GIVEN DATA.
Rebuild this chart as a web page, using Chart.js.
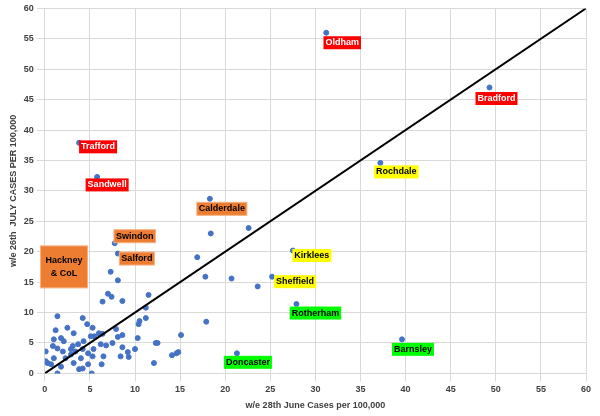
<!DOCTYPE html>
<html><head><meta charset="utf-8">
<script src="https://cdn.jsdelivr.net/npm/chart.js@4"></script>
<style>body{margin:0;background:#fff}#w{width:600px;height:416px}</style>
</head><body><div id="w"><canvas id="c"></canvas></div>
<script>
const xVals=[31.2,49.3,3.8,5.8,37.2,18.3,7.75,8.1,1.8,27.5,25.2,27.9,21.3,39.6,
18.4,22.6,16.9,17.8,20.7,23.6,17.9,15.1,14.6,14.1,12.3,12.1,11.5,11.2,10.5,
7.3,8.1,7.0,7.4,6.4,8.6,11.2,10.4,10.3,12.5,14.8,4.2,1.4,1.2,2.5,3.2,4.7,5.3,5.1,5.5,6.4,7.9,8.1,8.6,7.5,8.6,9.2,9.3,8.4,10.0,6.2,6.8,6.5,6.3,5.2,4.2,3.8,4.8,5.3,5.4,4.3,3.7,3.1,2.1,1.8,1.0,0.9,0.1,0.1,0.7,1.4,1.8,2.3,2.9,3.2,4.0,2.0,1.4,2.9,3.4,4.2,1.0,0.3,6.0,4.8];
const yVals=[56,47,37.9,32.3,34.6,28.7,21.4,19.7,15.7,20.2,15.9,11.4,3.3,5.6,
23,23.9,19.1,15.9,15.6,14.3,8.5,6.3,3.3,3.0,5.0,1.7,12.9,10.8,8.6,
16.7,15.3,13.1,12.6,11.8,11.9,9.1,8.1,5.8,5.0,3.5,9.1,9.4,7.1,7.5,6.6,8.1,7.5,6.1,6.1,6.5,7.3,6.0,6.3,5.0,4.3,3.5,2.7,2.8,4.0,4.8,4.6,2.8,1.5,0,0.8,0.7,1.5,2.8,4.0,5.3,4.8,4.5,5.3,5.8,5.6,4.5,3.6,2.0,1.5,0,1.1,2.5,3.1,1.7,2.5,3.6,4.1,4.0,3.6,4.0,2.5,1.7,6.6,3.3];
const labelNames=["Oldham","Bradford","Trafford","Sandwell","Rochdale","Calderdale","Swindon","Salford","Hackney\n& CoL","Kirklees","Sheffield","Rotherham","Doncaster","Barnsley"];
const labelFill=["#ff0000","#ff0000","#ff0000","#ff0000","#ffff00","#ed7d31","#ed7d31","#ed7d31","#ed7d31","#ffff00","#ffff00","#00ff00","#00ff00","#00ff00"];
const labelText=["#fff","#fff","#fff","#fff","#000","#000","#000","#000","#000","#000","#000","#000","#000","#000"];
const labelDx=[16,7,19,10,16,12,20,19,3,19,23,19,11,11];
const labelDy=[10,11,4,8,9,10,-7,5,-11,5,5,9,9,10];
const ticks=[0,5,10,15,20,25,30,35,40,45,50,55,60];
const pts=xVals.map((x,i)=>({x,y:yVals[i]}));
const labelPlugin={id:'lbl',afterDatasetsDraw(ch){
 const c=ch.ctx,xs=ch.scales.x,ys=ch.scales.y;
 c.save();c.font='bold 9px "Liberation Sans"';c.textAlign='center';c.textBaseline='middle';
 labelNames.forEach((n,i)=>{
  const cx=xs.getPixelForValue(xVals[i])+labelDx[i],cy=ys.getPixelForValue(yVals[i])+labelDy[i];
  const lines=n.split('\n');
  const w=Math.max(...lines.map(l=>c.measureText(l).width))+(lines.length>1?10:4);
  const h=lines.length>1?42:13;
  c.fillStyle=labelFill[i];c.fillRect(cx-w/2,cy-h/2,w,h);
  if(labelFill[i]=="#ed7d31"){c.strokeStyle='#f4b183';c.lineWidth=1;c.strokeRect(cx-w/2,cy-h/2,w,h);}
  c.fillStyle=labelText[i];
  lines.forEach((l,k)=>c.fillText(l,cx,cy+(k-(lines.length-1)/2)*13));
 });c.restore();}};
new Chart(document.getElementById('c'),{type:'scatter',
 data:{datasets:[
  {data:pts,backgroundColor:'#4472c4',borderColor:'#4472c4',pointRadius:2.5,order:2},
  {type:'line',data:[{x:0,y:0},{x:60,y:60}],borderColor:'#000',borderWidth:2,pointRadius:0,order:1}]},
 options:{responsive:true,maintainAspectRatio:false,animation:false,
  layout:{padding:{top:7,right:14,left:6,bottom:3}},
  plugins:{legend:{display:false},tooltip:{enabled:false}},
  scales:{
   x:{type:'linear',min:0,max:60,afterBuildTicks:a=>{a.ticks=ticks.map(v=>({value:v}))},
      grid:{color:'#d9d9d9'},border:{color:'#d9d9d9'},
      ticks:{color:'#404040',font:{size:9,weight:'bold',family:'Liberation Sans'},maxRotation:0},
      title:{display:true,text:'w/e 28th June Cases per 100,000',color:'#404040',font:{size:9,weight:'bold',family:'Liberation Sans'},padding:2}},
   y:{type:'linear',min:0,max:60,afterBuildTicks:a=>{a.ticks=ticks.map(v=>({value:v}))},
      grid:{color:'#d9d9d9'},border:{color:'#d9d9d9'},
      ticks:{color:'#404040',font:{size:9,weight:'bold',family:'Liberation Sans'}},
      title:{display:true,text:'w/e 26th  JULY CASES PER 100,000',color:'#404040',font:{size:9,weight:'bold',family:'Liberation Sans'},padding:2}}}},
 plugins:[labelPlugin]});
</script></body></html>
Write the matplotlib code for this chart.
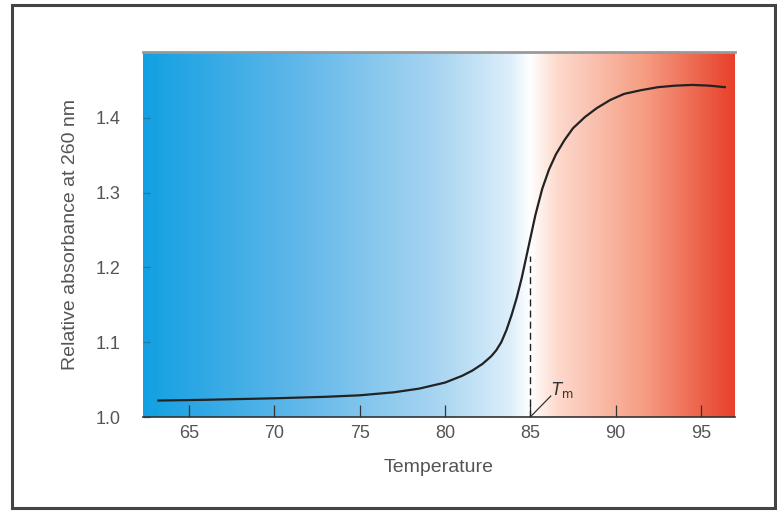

...

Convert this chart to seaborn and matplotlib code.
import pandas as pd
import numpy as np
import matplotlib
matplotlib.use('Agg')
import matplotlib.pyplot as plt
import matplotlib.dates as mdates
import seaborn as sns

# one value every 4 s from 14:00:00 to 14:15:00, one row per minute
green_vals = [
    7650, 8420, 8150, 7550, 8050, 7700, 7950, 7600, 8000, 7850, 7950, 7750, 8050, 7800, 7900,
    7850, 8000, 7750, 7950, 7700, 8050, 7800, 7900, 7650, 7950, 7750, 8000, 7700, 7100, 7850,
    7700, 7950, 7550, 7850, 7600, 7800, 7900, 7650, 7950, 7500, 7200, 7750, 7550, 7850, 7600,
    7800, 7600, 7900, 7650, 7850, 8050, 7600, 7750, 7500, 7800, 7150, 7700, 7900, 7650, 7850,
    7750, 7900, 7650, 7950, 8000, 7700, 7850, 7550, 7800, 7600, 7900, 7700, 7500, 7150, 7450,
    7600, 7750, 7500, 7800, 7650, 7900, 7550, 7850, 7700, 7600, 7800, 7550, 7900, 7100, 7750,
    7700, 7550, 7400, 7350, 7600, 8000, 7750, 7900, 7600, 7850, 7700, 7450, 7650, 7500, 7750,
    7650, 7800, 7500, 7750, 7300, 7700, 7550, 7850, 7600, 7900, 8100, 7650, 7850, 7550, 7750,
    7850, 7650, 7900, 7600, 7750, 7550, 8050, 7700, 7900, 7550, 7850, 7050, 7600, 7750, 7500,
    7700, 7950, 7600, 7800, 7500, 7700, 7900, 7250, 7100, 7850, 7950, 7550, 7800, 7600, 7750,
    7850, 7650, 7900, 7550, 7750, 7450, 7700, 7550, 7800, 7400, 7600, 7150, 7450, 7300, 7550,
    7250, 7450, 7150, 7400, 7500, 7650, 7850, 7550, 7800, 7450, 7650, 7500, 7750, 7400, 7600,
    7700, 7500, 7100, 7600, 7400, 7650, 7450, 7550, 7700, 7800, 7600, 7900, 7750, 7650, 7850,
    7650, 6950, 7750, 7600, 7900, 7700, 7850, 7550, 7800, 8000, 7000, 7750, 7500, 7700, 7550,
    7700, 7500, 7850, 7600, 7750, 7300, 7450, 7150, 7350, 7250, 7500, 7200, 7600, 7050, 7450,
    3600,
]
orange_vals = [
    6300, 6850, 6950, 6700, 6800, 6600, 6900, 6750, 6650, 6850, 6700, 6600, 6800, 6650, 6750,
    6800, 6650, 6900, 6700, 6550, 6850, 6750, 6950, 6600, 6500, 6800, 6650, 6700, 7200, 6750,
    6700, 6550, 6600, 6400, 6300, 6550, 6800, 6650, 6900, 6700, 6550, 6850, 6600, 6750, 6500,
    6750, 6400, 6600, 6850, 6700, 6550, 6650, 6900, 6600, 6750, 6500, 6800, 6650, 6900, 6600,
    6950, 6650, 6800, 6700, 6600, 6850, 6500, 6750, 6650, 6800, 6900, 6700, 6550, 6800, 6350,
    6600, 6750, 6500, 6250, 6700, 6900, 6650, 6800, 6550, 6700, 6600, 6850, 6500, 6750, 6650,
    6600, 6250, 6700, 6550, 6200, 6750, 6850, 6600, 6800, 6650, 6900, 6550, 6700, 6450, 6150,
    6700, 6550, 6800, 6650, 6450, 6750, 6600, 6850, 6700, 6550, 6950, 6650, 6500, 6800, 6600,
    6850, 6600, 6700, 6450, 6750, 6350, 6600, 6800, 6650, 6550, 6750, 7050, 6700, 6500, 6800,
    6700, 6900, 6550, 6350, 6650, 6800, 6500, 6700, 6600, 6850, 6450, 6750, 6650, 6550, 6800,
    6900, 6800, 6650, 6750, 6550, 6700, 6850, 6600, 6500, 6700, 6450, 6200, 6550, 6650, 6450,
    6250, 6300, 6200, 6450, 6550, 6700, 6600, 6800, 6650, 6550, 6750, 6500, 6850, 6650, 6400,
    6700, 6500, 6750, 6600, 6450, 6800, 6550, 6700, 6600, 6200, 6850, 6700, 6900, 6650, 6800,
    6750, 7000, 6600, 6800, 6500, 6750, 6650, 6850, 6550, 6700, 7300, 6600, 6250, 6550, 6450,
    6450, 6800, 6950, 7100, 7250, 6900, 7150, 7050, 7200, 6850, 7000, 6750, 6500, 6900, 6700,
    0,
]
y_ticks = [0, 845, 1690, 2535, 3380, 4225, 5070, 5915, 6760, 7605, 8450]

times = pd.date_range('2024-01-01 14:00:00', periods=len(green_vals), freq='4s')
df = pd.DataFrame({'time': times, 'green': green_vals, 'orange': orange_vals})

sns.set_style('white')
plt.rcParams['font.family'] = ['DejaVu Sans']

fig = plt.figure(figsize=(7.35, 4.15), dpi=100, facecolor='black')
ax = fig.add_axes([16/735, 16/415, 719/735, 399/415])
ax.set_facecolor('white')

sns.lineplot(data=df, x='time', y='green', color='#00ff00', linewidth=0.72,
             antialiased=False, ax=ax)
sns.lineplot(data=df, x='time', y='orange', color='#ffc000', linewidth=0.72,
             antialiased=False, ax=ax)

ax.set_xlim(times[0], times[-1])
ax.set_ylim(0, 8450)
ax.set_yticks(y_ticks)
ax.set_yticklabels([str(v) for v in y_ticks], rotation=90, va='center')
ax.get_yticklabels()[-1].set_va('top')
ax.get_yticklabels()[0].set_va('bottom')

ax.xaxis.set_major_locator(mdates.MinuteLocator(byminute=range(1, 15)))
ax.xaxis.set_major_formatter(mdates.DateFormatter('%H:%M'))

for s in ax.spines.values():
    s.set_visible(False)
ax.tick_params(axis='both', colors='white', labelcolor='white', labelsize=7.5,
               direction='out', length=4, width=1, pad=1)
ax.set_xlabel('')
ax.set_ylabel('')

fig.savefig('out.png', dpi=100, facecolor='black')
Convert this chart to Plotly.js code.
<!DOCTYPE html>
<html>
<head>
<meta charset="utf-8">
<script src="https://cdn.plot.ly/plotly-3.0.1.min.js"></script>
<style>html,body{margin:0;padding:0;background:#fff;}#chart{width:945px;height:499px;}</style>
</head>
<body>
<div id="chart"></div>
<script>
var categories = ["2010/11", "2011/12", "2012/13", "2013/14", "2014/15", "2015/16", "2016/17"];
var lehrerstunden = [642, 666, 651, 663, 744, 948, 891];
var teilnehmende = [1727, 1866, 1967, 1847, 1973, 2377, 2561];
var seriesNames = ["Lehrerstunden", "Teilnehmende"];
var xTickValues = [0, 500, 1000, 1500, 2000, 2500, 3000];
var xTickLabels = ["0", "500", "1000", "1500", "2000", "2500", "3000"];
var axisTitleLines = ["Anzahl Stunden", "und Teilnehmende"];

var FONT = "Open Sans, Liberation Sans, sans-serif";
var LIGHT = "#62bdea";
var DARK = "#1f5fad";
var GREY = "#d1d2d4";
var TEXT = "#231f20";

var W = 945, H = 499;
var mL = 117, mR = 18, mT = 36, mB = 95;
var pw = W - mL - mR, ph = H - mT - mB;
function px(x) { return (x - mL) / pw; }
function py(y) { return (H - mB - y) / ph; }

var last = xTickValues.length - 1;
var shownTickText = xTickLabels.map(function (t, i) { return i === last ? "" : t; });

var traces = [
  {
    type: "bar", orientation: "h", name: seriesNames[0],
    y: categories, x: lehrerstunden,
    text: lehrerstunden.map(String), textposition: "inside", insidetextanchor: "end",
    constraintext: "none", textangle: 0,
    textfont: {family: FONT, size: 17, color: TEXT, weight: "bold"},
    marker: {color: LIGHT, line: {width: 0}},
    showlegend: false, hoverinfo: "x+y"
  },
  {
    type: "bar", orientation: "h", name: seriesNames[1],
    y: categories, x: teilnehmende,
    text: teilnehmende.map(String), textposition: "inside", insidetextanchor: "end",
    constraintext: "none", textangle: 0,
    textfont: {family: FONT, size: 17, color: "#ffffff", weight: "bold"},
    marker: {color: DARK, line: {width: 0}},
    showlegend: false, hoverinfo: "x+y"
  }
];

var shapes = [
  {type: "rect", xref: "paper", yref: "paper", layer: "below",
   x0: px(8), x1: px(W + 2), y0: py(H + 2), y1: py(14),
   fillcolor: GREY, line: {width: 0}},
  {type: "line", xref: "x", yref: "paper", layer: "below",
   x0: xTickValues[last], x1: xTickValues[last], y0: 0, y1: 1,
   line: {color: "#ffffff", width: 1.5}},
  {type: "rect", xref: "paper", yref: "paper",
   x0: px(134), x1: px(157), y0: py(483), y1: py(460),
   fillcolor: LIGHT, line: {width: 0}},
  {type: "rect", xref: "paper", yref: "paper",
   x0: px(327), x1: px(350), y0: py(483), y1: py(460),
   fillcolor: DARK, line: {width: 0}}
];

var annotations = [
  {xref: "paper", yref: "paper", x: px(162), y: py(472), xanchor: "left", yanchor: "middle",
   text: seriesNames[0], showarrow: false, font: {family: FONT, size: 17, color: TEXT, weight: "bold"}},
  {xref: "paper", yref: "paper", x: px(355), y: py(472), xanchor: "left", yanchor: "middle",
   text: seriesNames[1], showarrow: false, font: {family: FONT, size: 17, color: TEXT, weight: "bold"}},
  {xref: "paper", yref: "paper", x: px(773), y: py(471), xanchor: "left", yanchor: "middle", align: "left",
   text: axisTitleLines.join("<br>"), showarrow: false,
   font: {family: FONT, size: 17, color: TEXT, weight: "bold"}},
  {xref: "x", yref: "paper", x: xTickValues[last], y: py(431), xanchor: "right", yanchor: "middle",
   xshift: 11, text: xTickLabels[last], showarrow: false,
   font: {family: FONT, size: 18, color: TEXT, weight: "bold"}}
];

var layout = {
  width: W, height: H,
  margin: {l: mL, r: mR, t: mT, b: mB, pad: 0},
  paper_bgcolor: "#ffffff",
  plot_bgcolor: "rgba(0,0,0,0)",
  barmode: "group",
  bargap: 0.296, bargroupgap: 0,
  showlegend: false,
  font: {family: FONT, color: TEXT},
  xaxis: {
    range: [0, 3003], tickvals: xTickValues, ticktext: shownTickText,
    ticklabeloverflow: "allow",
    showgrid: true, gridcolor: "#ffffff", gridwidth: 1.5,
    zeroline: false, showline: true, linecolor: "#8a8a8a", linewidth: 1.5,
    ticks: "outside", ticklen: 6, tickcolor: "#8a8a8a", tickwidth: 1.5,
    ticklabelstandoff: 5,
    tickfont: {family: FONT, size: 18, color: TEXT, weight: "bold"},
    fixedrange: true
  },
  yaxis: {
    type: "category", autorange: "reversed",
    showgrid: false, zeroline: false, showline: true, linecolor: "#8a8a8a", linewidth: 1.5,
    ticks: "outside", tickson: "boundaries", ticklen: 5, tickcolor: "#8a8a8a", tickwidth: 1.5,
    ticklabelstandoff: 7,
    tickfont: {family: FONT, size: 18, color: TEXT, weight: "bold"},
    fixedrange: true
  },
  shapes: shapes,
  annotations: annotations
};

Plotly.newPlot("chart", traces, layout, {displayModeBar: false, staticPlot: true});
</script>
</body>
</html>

JOB.
From the data above, copy each line that holds "seaborn".

EXERCISE RESPONSE.
Convert this chart to seaborn and matplotlib code.
import seaborn as sns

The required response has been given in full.